Core/Shell and High Aspect Ratio Magnetic Oxide Nanoparticles for Antenna Applications

Improved antenna gain, reduced antenna aperture size, and improved bandwidth are of interest to an increasingly mobile world. To obtain these improvements our efforts are directed at developing new magnetic oxide nanoparticle/polymer composites with modifiable permeability and permittivity and low electrical losses. Our approach consists of producing core/shell and shape controlled magnetic nanoparticles. Methods of synthesis utilize microwave and traditional heating to perform hydrothermal and solvothermal reactions.

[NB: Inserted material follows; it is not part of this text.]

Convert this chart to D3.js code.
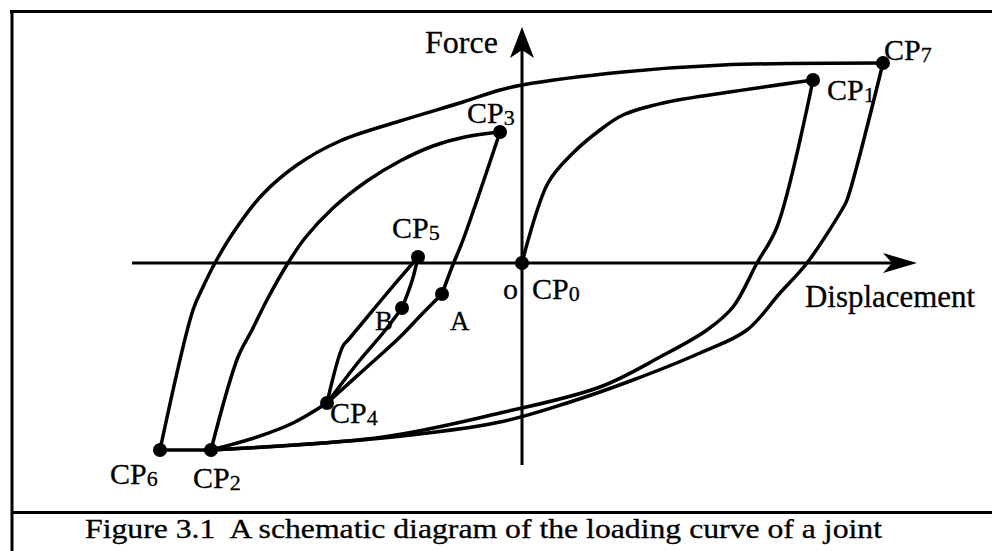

Decomposition of metal acetylacetonates is performed using various alcohols resulting in spherical nanoparticles with diameters of $\approx$8-16 nm and 3-7 nm for Fe$_{3}$O$_{4}$ and CoFe$_{2}$O$_{4}$, respectively. Microwave methods result in similar particles, but are produced in an hour or less as compared to 48 hrs via the traditional solvothermal method. Successive growths are used to produce larger monolithic particles as well as core/shell systems where exchange coupling between the core and shell is observed. Hexaferrite particles have been produced via hydrothermal synthesis, while high aspect ratio Fe$_{3}$O$_{4}$ nanoparticles ($\approx$10-100 nm) produced via hydrothermal synthesis result in nanoneedles with high $\mu _{r}$.